Rendering courtesy of Gensler.

Just a couple of weeks ago, Essex Crossing unveiled renderings for its second phase, and now there’s more news coming out of the six-acre urban renewal area rising above the Lower East Side. The International Center of Photography will move there in 2019.

Currently, ICP has a school in midtown and a museum that opened on the Bowery just a little over a year ago. In January of last year, after Pittsburgh’s Andy Warhol Museum ditched plans for Essex Crossing, a rep let slip that ICP might be planning to take space there alongside an NYU Langone facility and a location of Think Coffee. Tomorrow ICP will officially announce the move.

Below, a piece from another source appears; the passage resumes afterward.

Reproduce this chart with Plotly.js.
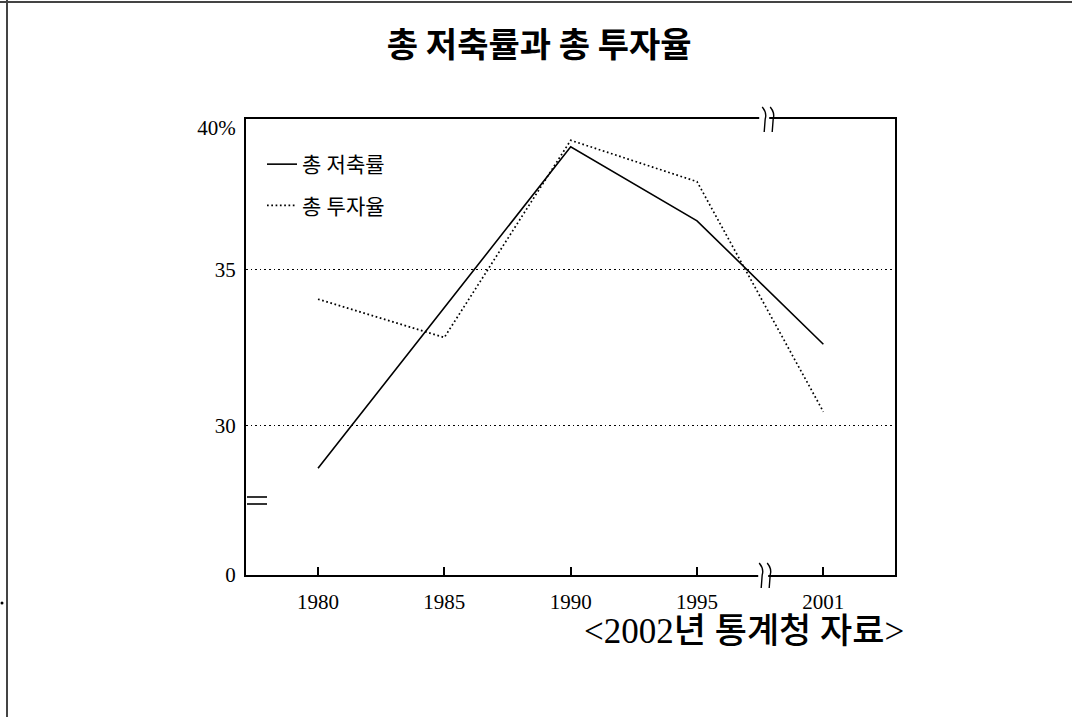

According to a press release forwarded to B+B, the school will move to Essex Crossing during the summer of 2019 and the museum will move early that year, after it wraps up its fall 2018 exhibition in mid-January of 2019. The museum will occupy a four-story building with an entrance at Ludlow and Essex, and will connect to the adjacent school, which will occupy three stories of a 14-story building at 242 Broome, designed by SHoP Architects. Both interior spaces, totaling about 40,000 square feet, will be designed by Gensler, a firm that has previously done offices for Etsy and Airbnb.

Across the street will be the Market Line, featuring a 150,000 square foot marketplace incorporating gallery and performance spaces, fashion and food vendors, a beer hall, and the new location of Essex Street Market. With over 100 vendors expected, the market is billing itself as one of the largest and best in the world; its first phase is expected to launch next spring.

Late last month, Delancey Street Associates, the developers of Essex Crossing, put out a request for proposals for a 220-foot-long mural that will adorn the western facade of 145 Clinton Street. That building with contain a Trader Joe’s and a Target.

Correction: An earlier version of this post misidentified the creator of the rendering.